Author:Robert Force & Albert d'Ossche'
Almost Lost Tunes ©2014
In the winter of 1976, Albert and I (along with Janette, Gina and Cecelia) were living in a ramshackle house just on the outskirts of Eugene, Oregon, the self-acknowledged capital of the hippie world. Ken Kesey lived across the Mackenzie River. His sister, Nancy, was starting her organic yogurt business. Eugene was the countrified epitome of all that was good in the back-to-the-land, alternative culture.
The big university, U of O, flowered with flower children. Alternative businesses and social help organizations also flowered. The social consciousness of new college graduates was being fueled by a government program, CETA (Comprehensive Employment and Training Act). This act gave money for employment start-ups which, in Eugene, were largely directed at community programs. Folks could “make work” in the area of their bliss. Clever. Many were thus assimilated, newly hooked on salaries.
Albert decided to learn to play his Uncle Julian's pie-plate, Waldo banjo. I retaliated by “boning up” on my instrument from elementary school band-- the trombone. My wife, Janette, to this day maintains this was one of the worse times of her life (somewhat tongue-in-cheek, I think!) having to listen to the both of us, day in and and day out, scritchin' and honking as we learned to play.
This certainly led Albert back to his New Orleans' roots. Over the next few months we cobbled together a Preservation Hall music style that eventually found it's way into our dulcimer stage act. As Blind Boy d'Ossche' and Back Alley Bob we would come back on during the break between our own sets as another band, sometimes with a costume change. So, of course, we needed more new material.

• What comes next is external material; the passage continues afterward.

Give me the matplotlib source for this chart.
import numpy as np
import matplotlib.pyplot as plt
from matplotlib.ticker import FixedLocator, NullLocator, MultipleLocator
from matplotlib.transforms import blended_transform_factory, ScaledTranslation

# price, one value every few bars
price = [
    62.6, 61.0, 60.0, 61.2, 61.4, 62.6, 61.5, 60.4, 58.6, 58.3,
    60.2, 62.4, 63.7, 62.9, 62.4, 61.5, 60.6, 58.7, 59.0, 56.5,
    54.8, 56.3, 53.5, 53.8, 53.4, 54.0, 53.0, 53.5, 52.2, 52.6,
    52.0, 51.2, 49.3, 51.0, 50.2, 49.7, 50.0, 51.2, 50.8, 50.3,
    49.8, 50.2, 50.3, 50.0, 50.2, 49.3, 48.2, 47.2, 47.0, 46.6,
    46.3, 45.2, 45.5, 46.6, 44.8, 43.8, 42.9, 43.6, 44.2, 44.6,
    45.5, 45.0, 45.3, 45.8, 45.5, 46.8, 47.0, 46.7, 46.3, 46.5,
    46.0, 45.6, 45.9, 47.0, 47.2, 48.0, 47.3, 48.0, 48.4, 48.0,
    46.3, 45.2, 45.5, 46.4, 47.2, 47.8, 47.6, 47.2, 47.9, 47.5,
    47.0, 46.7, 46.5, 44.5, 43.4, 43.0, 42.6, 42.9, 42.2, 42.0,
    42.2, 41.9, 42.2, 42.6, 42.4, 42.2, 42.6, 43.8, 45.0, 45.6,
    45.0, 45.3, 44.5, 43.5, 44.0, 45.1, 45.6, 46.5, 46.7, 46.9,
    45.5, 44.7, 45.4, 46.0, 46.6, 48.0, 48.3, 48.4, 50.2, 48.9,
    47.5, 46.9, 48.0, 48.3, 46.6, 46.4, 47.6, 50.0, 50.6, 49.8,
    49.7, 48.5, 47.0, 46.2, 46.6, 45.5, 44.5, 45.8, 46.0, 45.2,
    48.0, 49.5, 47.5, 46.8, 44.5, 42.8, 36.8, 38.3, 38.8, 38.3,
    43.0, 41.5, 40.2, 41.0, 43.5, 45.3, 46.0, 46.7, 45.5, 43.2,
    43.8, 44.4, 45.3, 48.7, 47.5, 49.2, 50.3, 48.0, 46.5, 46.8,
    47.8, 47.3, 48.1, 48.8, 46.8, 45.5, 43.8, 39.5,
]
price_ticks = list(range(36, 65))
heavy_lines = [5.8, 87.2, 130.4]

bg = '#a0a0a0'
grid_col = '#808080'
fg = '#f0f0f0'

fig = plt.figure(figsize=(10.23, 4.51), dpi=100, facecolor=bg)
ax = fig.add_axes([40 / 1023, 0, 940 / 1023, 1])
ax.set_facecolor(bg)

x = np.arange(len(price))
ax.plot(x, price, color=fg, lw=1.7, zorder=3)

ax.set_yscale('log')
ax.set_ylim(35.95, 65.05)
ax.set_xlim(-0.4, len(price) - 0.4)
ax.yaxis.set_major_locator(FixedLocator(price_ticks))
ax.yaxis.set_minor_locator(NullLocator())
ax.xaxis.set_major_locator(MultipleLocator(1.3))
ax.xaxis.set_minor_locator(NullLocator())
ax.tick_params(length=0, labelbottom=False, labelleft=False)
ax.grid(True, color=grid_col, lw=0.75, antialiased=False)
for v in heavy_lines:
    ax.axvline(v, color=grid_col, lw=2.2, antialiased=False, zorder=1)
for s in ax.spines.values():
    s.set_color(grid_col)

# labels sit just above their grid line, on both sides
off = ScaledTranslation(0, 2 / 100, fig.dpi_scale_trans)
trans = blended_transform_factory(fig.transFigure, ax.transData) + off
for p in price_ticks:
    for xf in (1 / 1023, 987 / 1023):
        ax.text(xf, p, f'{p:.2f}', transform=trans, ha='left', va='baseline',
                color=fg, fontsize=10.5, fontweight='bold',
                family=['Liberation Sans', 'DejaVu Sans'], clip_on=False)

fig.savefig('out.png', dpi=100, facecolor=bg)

Fiddler and basso profundo, Ken Kepler, introduced us to the song, I Get the Blues When it Rains, a Big Bill Broonzy tune from the 20's reprised over and over throughout the years by performers from the Ink Spots to Judy Garland and even Jim Reeves. Our turn! We had such a gas with the song that it prompted us to come up with something a little more topical (though in the Northwest, songs about having the blues when it rains was singularly apropos).
Oh, Eugene did take itself so very seriously and it sure was serious business this new, conscious, social order thing. If we were nothing else, both Albert and I were at least comedians. We loved to get laughs. What better way to spoof the system-- any system-- than to laugh at ourselves and get others to laugh along? We'd gotten our share of laughs about the old America, how about spoofing this “new” America? Commune Refuge was just that-- another exercise in the “emperor has no clothes” – pointing out the obvious. In 1977 we debuted the new tune at the Woodsmen of the World (WOW) hall in Eugene. It fell dead flat. Stony faces. Oh oh.
We had just started a ten-day tour so we certainly were not going to give up the song right away. A few days later we played in Corvallis, the state university town forty miles north of Eugene. People hooped and hollered, practically falling out of their seats. Aha! Now we knew. There is a fine distinction between laughing at yourself and of thinking you are being laughed at (even though there's not a mean bone in the song.) Over the next six or eight years it was regularly slotted in our between-the-sets act, winning laughter in many places, just not in Eugene.
The chimney verse, though not exactly true, owes its origins to Albert's George Dodge truck, his “beater.” In his gypsy caravan, built by Michael Moore before Michael was the head carpenter for the Seattle Opera, Albert had a wood stove and parked freely in public places, warm, dry and at home.